Credit:  By Matthew Philips | Bloomberg Businessweek | July 11, 2014 | www.businessweek.com ~~

The Department of Energy has given a $150 million loan guarantee to what could end up being the first offshore wind farm built in the U.S.–the Cape Wind project slated for construction in the middle of the Nantucket Sound.

While it’s certainly a nice chunk of money, Cape Wind had initially sought $500 million from the DOE. The loan is contingent on Cape Wind securing the total $2.6 billion in financing it needs. So far it’s raised about half that.
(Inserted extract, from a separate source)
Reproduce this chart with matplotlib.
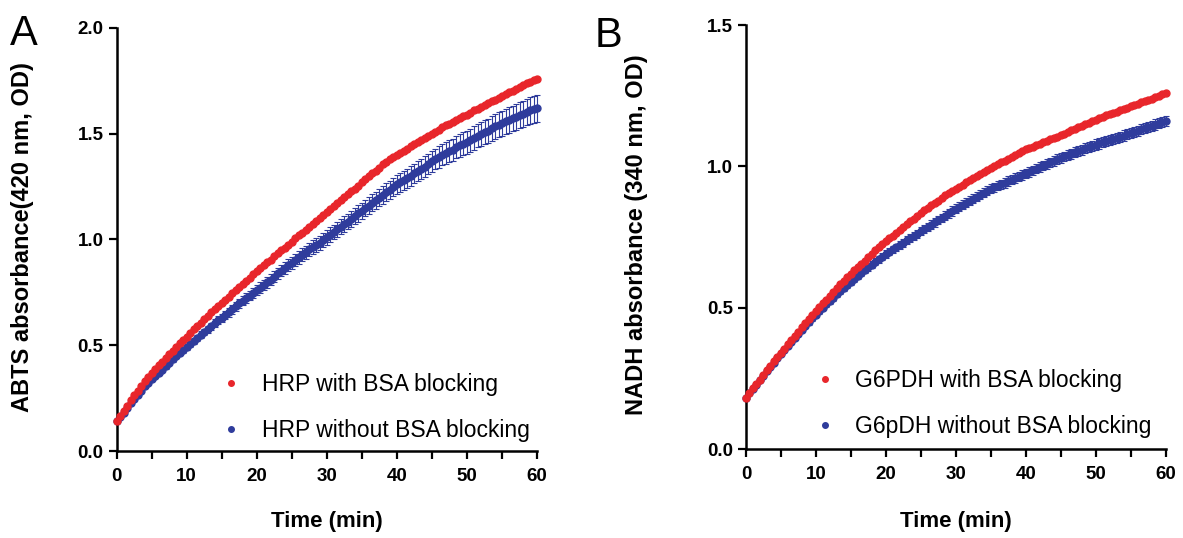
import matplotlib
matplotlib.use('Agg')
from matplotlib import pyplot as plt
from matplotlib.lines import Line2D
import numpy as np

# readings every 30 s over one hour
time_min = np.arange(0, 60.5, 0.5)

# panel A: ABTS absorbance at 420 nm (each row = 5 min)
hrp_bsa = [0.14, 0.165, 0.19, 0.215, 0.24, 0.263, 0.285, 0.308, 0.33, 0.35,
           0.37, 0.388, 0.405, 0.423, 0.44, 0.458, 0.475, 0.493, 0.51, 0.525,
           0.54, 0.558, 0.575, 0.59, 0.605, 0.623, 0.64, 0.655, 0.67, 0.685,
           0.70, 0.715, 0.73, 0.745, 0.76, 0.775, 0.79, 0.805, 0.82, 0.835,
           0.85, 0.865, 0.88, 0.893, 0.905, 0.92, 0.935, 0.948, 0.96, 0.975,
           0.99, 1.005, 1.02, 1.033, 1.045, 1.06, 1.075, 1.088, 1.10, 1.115,
           1.13, 1.145, 1.16, 1.173, 1.185, 1.20, 1.215, 1.228, 1.24, 1.255,
           1.27, 1.285, 1.30, 1.313, 1.325, 1.34, 1.355, 1.368, 1.38, 1.39,
           1.40, 1.41, 1.42, 1.43, 1.44, 1.45, 1.46, 1.47, 1.48, 1.49,
           1.50, 1.51, 1.52, 1.53, 1.54, 1.548, 1.555, 1.565, 1.575, 1.583,
           1.59, 1.60, 1.61, 1.618, 1.625, 1.635, 1.645, 1.653, 1.66, 1.67,
           1.68, 1.688, 1.695, 1.703, 1.71, 1.72, 1.73, 1.738, 1.745, 1.753,
           1.76]
hrp_nobsa = [0.14, 0.16, 0.18, 0.203, 0.225, 0.245, 0.265, 0.285, 0.305, 0.323,
             0.34, 0.355, 0.37, 0.385, 0.40, 0.418, 0.435, 0.45, 0.465, 0.478,
             0.49, 0.505, 0.52, 0.535, 0.55, 0.563, 0.575, 0.59, 0.605, 0.618,
             0.63, 0.643, 0.655, 0.67, 0.685, 0.698, 0.71, 0.723, 0.735, 0.748,
             0.76, 0.773, 0.785, 0.798, 0.81, 0.825, 0.84, 0.853, 0.865, 0.878,
             0.89, 0.903, 0.915, 0.928, 0.94, 0.953, 0.965, 0.975, 0.985, 0.998,
             1.01, 1.023, 1.035, 1.048, 1.06, 1.073, 1.085, 1.098, 1.11, 1.123,
             1.135, 1.148, 1.16, 1.173, 1.185, 1.198, 1.21, 1.223, 1.235, 1.248,
             1.26, 1.27, 1.28, 1.29, 1.30, 1.313, 1.325, 1.335, 1.345, 1.358,
             1.37, 1.38, 1.39, 1.40, 1.41, 1.418, 1.425, 1.435, 1.445, 1.453,
             1.46, 1.47, 1.48, 1.49, 1.50, 1.508, 1.515, 1.525, 1.535, 1.543,
             1.55, 1.558, 1.565, 1.573, 1.58, 1.588, 1.595, 1.603, 1.61, 1.615,
             1.62]
hrp_nobsa_err = [0.004, 0.004, 0.005, 0.005, 0.006, 0.006, 0.007, 0.007, 0.008, 0.008,
                 0.009, 0.009, 0.010, 0.010, 0.011, 0.011, 0.012, 0.012, 0.013, 0.013,
                 0.014, 0.014, 0.015, 0.015, 0.016, 0.016, 0.017, 0.017, 0.018, 0.018,
                 0.019, 0.019, 0.020, 0.020, 0.021, 0.021, 0.022, 0.022, 0.023, 0.023,
                 0.024, 0.024, 0.025, 0.025, 0.026, 0.026, 0.027, 0.027, 0.028, 0.028,
                 0.029, 0.029, 0.030, 0.030, 0.031, 0.031, 0.032, 0.032, 0.033, 0.033,
                 0.034, 0.034, 0.035, 0.035, 0.036, 0.036, 0.037, 0.037, 0.038, 0.038,
                 0.039, 0.039, 0.040, 0.040, 0.041, 0.041, 0.042, 0.042, 0.043, 0.043,
                 0.044, 0.044, 0.045, 0.045, 0.046, 0.046, 0.047, 0.047, 0.048, 0.048,
                 0.049, 0.049, 0.050, 0.050, 0.051, 0.051, 0.052, 0.052, 0.053, 0.053,
                 0.054, 0.054, 0.055, 0.055, 0.056, 0.056, 0.057, 0.057, 0.058, 0.058,
                 0.059, 0.059, 0.060, 0.060, 0.061, 0.061, 0.062, 0.062, 0.063, 0.063,
                 0.064]

# panel B: NADH absorbance at 340 nm
g6pdh_bsa = [0.18, 0.198, 0.215, 0.23, 0.245, 0.263, 0.28, 0.295, 0.31, 0.325,
             0.34, 0.355, 0.37, 0.385, 0.40, 0.415, 0.43, 0.445, 0.46, 0.475,
             0.49, 0.503, 0.515, 0.528, 0.54, 0.555, 0.57, 0.583, 0.595, 0.608,
             0.62, 0.633, 0.645, 0.655, 0.665, 0.678, 0.69, 0.703, 0.715, 0.725,
             0.735, 0.745, 0.755, 0.765, 0.775, 0.785, 0.795, 0.805, 0.815, 0.825,
             0.835, 0.844, 0.853, 0.862, 0.87, 0.879, 0.888, 0.897, 0.905, 0.913,
             0.92, 0.928, 0.935, 0.943, 0.95, 0.958, 0.965, 0.973, 0.98, 0.988,
             0.995, 1.002, 1.008, 1.014, 1.02, 1.027, 1.033, 1.04, 1.046, 1.053,
             1.06, 1.065, 1.07, 1.075, 1.08, 1.085, 1.09, 1.095, 1.10, 1.105,
             1.11, 1.116, 1.122, 1.128, 1.133, 1.139, 1.144, 1.15, 1.155, 1.16,
             1.165, 1.17, 1.175, 1.18, 1.185, 1.19, 1.194, 1.199, 1.203, 1.208,
             1.212, 1.217, 1.222, 1.227, 1.231, 1.236, 1.24, 1.245, 1.25, 1.255,
             1.26]
g6pdh_nobsa = [0.18, 0.197, 0.213, 0.228, 0.243, 0.26, 0.276, 0.291, 0.306, 0.321,
               0.335, 0.35, 0.364, 0.379, 0.393, 0.407, 0.421, 0.435, 0.448, 0.462,
               0.475, 0.488, 0.50, 0.512, 0.523, 0.535, 0.547, 0.559, 0.57, 0.581,
               0.592, 0.603, 0.613, 0.623, 0.633, 0.643, 0.652, 0.662, 0.671, 0.681,
               0.69, 0.698, 0.706, 0.714, 0.722, 0.73, 0.738, 0.746, 0.754, 0.762,
               0.77, 0.778, 0.786, 0.794, 0.802, 0.81, 0.818, 0.826, 0.834, 0.842,
               0.85, 0.857, 0.864, 0.871, 0.878, 0.885, 0.892, 0.899, 0.906, 0.913,
               0.92, 0.926, 0.931, 0.937, 0.942, 0.948, 0.953, 0.959, 0.964, 0.97,
               0.975, 0.981, 0.986, 0.992, 0.997, 1.003, 1.008, 1.014, 1.019, 1.025,
               1.03, 1.035, 1.04, 1.045, 1.05, 1.055, 1.059, 1.064, 1.068, 1.073,
               1.077, 1.081, 1.085, 1.089, 1.093, 1.097, 1.101, 1.105, 1.109, 1.113,
               1.117, 1.122, 1.126, 1.131, 1.135, 1.14, 1.144, 1.148, 1.152, 1.156,
               1.16]
g6pdh_nobsa_err = [0.002, 0.002, 0.003, 0.003, 0.003, 0.004, 0.004, 0.004, 0.005, 0.005,
                   0.005, 0.006, 0.006, 0.006, 0.007, 0.007, 0.007, 0.008, 0.008, 0.008,
                   0.009, 0.009, 0.009, 0.009, 0.010, 0.010, 0.010, 0.010, 0.011, 0.011,
                   0.011, 0.011, 0.011, 0.012, 0.012, 0.012, 0.012, 0.012, 0.013, 0.013,
                   0.013, 0.013, 0.013, 0.013, 0.014, 0.014, 0.014, 0.014, 0.014, 0.014,
                   0.014, 0.015, 0.015, 0.015, 0.015, 0.015, 0.015, 0.015, 0.015, 0.016,
                   0.016, 0.016, 0.016, 0.016, 0.016, 0.016, 0.016, 0.016, 0.016, 0.016,
                   0.016, 0.016, 0.016, 0.016, 0.017, 0.017, 0.017, 0.017, 0.017, 0.017,
                   0.017, 0.017, 0.017, 0.017, 0.017, 0.017, 0.017, 0.017, 0.017, 0.017,
                   0.017, 0.017, 0.018, 0.018, 0.018, 0.018, 0.018, 0.018, 0.018, 0.018,
                   0.018, 0.018, 0.018, 0.018, 0.018, 0.018, 0.018, 0.018, 0.018, 0.018,
                   0.018, 0.018, 0.018, 0.018, 0.018, 0.018, 0.018, 0.018, 0.018, 0.018,
                   0.018]

RED = '#e8262b'
BLUE = '#2f3c9c'
NARROW = ['Liberation Sans Narrow', 'Liberation Sans', 'DejaVu Sans']
PLAIN = ['Liberation Sans', 'Arial', 'DejaVu Sans']


def style_axis(ax, ymax, ystep, ylabel, ylabel_x, xlabel_y):
    ax.set_xlim(0, 60)
    ax.set_ylim(0, ymax)
    ax.set_xticks(range(0, 61, 10))
    ax.set_xticks(range(5, 60, 10), minor=True)
    yt = np.arange(0, ymax + 0.001, ystep)
    ax.set_yticks(yt)
    ax.set_yticklabels(['%.1f' % v for v in yt])
    for side in ('top', 'right'):
        ax.spines[side].set_visible(False)
    for side in ('left', 'bottom'):
        ax.spines[side].set_linewidth(1.8)
    ax.tick_params(which='both', direction='out', length=5.8, width=1.6)
    ax.tick_params(axis='x', which='both', pad=6.5)
    ax.tick_params(axis='y', pad=3.5)
    for lab in ax.get_xticklabels() + ax.get_yticklabels():
        lab.set_family(NARROW)
        lab.set_fontweight('bold')
        lab.set_fontsize(13.5)
    ax.set_xlabel('Time (min)', family=NARROW, fontweight='bold', fontsize=16)
    ax.xaxis.set_label_coords(0.5, xlabel_y)
    ax.set_ylabel(ylabel, family=PLAIN, fontweight='bold', fontsize=17)
    ax.yaxis.set_label_coords(ylabel_x, 0.505)


def draw_panel(ax, y_with, y_without, err_without, labels, legend_anchor):
    ax.errorbar(time_min, y_without, yerr=err_without, fmt='o', color=BLUE, ms=5,
                elinewidth=0.8, capsize=2, capthick=0.8, clip_on=False, zorder=2)
    ax.plot(time_min, y_with, 'o', color=RED, ms=5, clip_on=False, zorder=3)
    handles = [Line2D([], [], marker='o', ls='none', color=RED, ms=4),
               Line2D([], [], marker='o', ls='none', color=BLUE, ms=4)]
    ax.legend(handles, labels, loc='upper left', bbox_to_anchor=legend_anchor,
              frameon=False, prop={'family': PLAIN, 'size': 16.5},
              handletextpad=0.6, labelspacing=0.98, handlelength=1.5)


fig = plt.figure(figsize=(11.83, 5.38), dpi=100)
ax_a = fig.add_axes([0.0985, 0.1617, 0.3555, 0.7863])
ax_b = fig.add_axes([0.6306, 0.1654, 0.3550, 0.7881])

draw_panel(ax_a, hrp_bsa, hrp_nobsa, hrp_nobsa_err,
           ['HRP with BSA blocking', 'HRP without BSA blocking'], (0.183, 0.232))
style_axis(ax_a, 2.0, 0.5, 'ABTS absorbance(420 nm, OD)', -0.197, -0.142)

draw_panel(ax_b, g6pdh_bsa, g6pdh_nobsa, g6pdh_nobsa_err,
           ['G6PDH with BSA blocking', 'G6pDH without BSA blocking'], (0.097, 0.237))
style_axis(ax_b, 1.5, 0.5, 'NADH absorbance (340 nm, OD)', -0.233, -0.146)

fig.text(0.008, 0.974, 'A', family=PLAIN, fontsize=30, va='top')
fig.text(0.503, 0.971, 'B', family=PLAIN, fontsize=30, va='top')

fig.savefig('out.png', dpi=100)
Cape Wind is the brainchild of its CEO Jim Gordon, who’s spent the last decade (and tens of millions of his own money) fighting a pitched political battle over the project. Lined up against him was a cast of opponents, from Cape Cod elites like the Kennedys, to commercial fishermen, to even a handful of environmentalists concerned about the impact the project’s 100-plus turbines will have on migratory birds. But Gordon has pretty much beaten them all. Cape Wind has racked up 26 legal victories. The latest came in May, when a federal judge dismissed a lawsuit challenging the agreements that Cape Wind has signed to sell power to two Massachusetts utilities, NSTAR Power and National Grid.

Cape Wind got through a crucial hurdle at the end of 2013, signing a  deal to buy turbines from Siemens and thus qualifying for an expiring federal tax credit.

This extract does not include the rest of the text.